**** PROVIDED RECORDS ****

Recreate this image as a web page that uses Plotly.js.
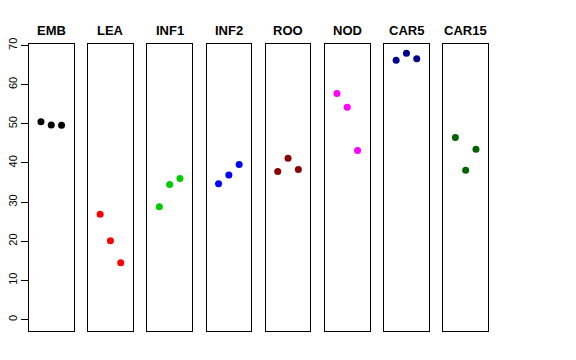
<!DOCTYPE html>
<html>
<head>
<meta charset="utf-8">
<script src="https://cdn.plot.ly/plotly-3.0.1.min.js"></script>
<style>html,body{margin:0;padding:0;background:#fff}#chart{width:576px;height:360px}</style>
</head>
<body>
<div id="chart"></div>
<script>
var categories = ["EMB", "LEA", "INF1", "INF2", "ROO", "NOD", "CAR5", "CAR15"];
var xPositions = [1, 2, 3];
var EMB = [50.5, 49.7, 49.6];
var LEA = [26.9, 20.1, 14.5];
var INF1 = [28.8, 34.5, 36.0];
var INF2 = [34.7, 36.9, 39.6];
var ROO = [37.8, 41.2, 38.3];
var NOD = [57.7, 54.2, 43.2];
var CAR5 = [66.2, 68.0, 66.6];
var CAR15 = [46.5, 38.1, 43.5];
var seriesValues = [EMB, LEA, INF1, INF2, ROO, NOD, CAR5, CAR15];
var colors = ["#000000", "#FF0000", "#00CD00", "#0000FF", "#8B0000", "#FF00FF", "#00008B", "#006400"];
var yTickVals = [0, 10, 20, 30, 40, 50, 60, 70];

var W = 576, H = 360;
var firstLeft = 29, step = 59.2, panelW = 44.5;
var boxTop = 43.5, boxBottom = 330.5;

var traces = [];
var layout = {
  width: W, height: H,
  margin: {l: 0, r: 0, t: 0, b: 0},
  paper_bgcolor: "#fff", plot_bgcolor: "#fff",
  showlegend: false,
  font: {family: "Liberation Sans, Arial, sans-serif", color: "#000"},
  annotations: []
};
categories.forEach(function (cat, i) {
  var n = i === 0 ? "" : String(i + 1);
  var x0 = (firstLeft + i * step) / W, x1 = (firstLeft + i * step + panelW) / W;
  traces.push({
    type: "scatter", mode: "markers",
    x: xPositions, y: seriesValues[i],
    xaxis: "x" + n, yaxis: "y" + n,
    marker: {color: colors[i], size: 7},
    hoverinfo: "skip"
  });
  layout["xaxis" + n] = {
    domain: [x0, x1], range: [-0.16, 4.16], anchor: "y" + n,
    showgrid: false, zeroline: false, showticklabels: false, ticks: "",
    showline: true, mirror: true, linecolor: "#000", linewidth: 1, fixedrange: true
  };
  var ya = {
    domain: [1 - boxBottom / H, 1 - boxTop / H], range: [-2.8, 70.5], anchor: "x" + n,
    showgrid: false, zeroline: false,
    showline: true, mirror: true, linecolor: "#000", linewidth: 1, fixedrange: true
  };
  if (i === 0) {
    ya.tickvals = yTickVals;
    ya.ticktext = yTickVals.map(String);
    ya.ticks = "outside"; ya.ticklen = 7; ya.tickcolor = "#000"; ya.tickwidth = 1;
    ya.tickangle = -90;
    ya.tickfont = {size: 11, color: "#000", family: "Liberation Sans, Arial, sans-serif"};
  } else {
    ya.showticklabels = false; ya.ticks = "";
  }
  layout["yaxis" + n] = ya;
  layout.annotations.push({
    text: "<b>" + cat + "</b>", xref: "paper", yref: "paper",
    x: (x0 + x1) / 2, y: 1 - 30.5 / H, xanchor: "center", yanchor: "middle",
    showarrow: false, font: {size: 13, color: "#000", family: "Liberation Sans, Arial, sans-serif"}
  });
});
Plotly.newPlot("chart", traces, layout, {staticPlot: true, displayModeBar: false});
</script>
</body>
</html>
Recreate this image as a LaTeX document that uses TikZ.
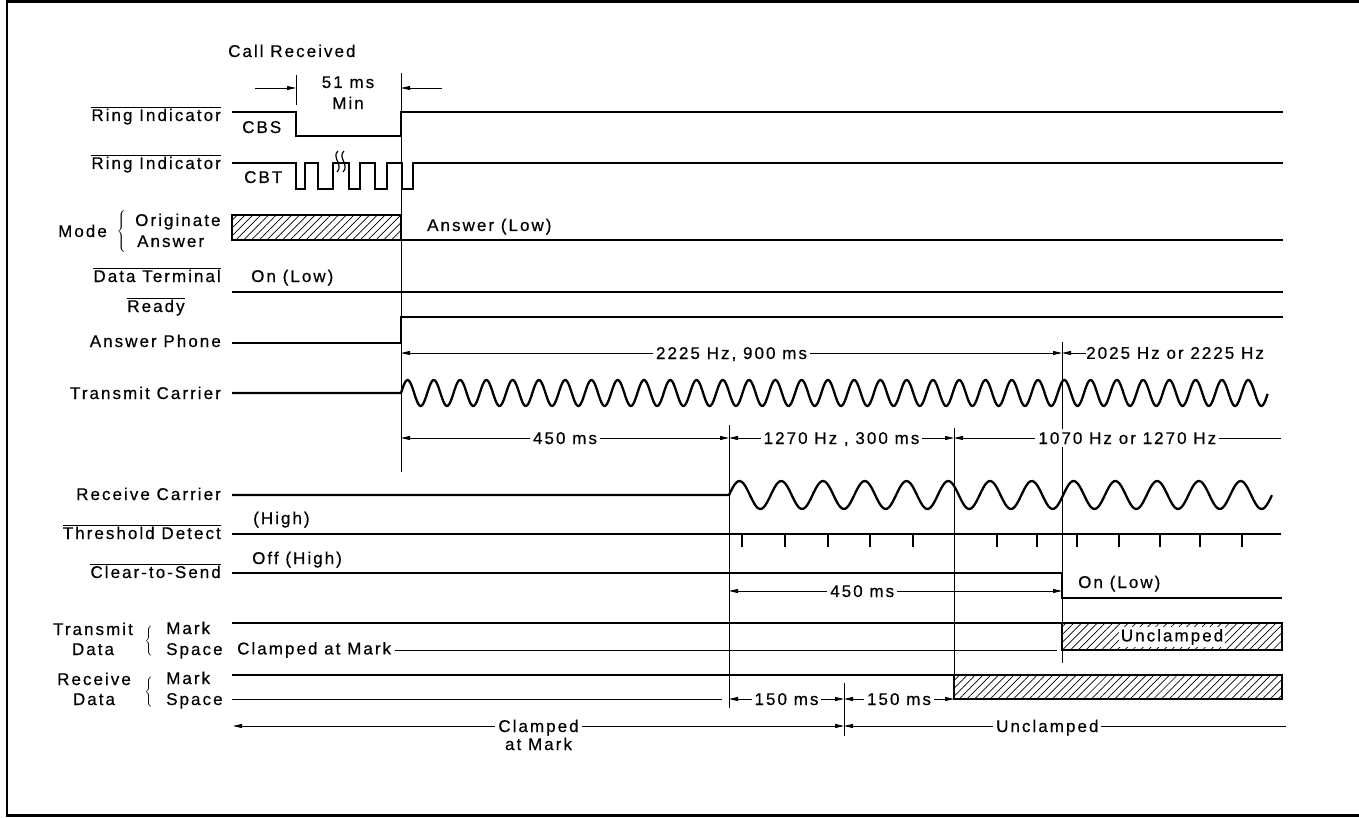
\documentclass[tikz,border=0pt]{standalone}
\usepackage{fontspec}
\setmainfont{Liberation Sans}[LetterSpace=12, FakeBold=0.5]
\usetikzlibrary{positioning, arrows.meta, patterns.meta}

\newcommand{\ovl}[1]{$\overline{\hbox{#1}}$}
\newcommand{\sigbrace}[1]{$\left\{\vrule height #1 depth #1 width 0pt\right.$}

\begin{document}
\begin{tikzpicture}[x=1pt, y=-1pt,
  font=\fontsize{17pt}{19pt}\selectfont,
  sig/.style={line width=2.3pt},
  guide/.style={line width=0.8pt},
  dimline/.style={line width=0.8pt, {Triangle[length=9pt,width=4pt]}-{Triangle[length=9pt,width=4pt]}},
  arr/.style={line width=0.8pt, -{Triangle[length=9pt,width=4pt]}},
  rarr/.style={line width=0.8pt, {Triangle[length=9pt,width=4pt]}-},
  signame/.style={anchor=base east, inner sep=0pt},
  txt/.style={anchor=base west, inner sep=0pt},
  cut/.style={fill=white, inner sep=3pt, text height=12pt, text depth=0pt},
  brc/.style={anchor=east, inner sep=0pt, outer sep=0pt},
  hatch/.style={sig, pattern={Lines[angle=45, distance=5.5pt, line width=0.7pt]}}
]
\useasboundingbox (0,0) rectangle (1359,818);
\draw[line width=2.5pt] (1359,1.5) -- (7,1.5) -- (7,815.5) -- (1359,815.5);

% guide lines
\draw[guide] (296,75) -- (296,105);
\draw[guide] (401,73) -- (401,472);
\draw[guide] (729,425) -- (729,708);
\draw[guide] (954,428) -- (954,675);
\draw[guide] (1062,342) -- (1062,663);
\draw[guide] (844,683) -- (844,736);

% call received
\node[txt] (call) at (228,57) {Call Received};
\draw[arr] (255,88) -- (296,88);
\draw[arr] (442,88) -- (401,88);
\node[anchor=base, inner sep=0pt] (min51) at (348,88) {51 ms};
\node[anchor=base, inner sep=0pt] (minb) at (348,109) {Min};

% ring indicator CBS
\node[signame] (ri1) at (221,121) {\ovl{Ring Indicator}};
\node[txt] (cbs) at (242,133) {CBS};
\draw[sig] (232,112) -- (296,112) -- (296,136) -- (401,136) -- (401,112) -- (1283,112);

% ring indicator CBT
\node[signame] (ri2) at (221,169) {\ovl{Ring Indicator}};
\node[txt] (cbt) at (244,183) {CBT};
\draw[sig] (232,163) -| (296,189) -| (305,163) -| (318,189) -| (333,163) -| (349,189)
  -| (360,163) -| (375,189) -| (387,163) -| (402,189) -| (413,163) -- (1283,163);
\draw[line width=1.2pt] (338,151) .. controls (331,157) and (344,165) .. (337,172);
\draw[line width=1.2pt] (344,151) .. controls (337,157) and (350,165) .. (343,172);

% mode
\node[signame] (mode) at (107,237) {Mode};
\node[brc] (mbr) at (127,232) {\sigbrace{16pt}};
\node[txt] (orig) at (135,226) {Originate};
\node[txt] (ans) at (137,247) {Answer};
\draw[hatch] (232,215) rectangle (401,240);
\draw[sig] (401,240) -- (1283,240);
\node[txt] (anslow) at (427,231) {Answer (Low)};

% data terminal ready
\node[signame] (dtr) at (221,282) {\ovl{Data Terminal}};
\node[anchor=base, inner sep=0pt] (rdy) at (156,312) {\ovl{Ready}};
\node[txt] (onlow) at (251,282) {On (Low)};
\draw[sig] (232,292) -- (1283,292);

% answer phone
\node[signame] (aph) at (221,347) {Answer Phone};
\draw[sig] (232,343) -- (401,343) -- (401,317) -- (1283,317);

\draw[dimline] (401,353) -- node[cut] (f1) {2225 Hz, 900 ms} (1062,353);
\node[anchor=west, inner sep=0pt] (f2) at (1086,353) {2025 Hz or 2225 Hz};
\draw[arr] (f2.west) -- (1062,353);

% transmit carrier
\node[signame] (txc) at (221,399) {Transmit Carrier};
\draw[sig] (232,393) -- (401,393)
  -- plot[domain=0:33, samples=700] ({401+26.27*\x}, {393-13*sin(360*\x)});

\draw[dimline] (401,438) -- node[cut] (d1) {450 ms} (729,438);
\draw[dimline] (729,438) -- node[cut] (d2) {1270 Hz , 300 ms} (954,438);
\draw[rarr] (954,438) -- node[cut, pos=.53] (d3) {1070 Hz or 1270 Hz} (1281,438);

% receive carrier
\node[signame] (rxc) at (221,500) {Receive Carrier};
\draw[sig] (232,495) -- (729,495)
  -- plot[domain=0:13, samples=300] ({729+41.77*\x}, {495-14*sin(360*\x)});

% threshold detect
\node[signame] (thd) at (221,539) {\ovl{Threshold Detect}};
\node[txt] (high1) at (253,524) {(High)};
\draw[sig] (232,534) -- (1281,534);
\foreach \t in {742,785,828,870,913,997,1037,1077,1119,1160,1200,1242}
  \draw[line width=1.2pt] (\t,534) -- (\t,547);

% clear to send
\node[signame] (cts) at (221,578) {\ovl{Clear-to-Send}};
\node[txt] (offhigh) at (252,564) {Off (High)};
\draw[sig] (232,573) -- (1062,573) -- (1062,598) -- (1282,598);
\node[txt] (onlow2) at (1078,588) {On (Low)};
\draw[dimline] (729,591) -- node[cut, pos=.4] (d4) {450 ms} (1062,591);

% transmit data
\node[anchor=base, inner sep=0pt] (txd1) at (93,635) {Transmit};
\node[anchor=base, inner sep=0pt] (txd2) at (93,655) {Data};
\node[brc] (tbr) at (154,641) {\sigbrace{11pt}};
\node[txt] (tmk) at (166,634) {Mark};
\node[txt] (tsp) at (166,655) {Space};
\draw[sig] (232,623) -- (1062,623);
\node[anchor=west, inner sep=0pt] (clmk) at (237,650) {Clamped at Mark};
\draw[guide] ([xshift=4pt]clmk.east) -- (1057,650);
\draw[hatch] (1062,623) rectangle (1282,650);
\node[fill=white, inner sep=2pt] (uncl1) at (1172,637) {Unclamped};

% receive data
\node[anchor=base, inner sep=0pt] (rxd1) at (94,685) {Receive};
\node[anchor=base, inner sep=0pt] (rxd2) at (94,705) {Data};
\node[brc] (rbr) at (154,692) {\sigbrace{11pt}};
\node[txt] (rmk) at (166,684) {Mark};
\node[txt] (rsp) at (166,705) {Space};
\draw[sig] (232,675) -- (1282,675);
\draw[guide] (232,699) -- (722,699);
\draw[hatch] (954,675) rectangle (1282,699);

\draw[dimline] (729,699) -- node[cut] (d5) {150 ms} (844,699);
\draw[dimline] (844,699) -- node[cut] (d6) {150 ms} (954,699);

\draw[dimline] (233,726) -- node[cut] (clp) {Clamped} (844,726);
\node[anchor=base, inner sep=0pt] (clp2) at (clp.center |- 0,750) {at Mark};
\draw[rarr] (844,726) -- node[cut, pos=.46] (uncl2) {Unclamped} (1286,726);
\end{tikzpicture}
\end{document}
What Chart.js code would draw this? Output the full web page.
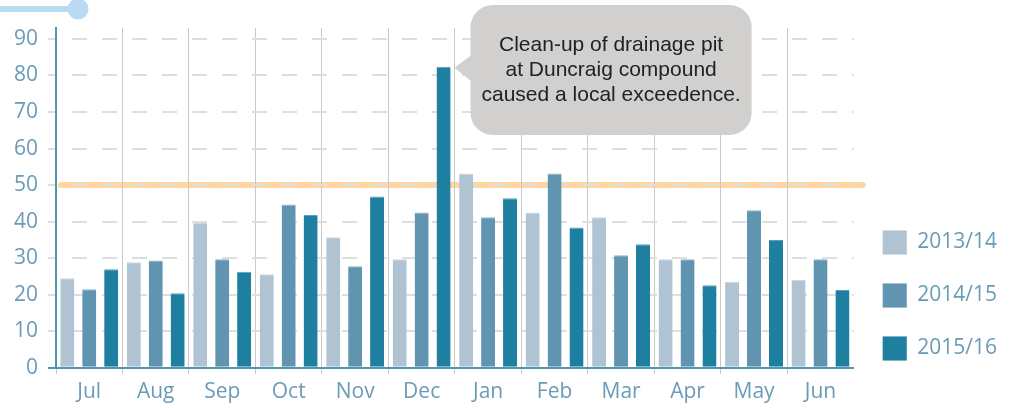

****

OBJECTIVE =
Leave out the pictures, then repeat the listing above exactly from its first line to the line with "var boxTop = 43.5, boxBottom = 330.5;", inclusive.

SOLUTION BELOW =
Recreate this image as a web page that uses Plotly.js.
<!DOCTYPE html>
<html>
<head>
<meta charset="utf-8">
<script src="https://cdn.plot.ly/plotly-3.0.1.min.js"></script>
<style>html,body{margin:0;padding:0;background:#fff}#chart{width:576px;height:360px}</style>
</head>
<body>
<div id="chart"></div>
<script>
var categories = ["EMB", "LEA", "INF1", "INF2", "ROO", "NOD", "CAR5", "CAR15"];
var xPositions = [1, 2, 3];
var EMB = [50.5, 49.7, 49.6];
var LEA = [26.9, 20.1, 14.5];
var INF1 = [28.8, 34.5, 36.0];
var INF2 = [34.7, 36.9, 39.6];
var ROO = [37.8, 41.2, 38.3];
var NOD = [57.7, 54.2, 43.2];
var CAR5 = [66.2, 68.0, 66.6];
var CAR15 = [46.5, 38.1, 43.5];
var seriesValues = [EMB, LEA, INF1, INF2, ROO, NOD, CAR5, CAR15];
var colors = ["#000000", "#FF0000", "#00CD00", "#0000FF", "#8B0000", "#FF00FF", "#00008B", "#006400"];
var yTickVals = [0, 10, 20, 30, 40, 50, 60, 70];

var W = 576, H = 360;
var firstLeft = 29, step = 59.2, panelW = 44.5;
var boxTop = 43.5, boxBottom = 330.5;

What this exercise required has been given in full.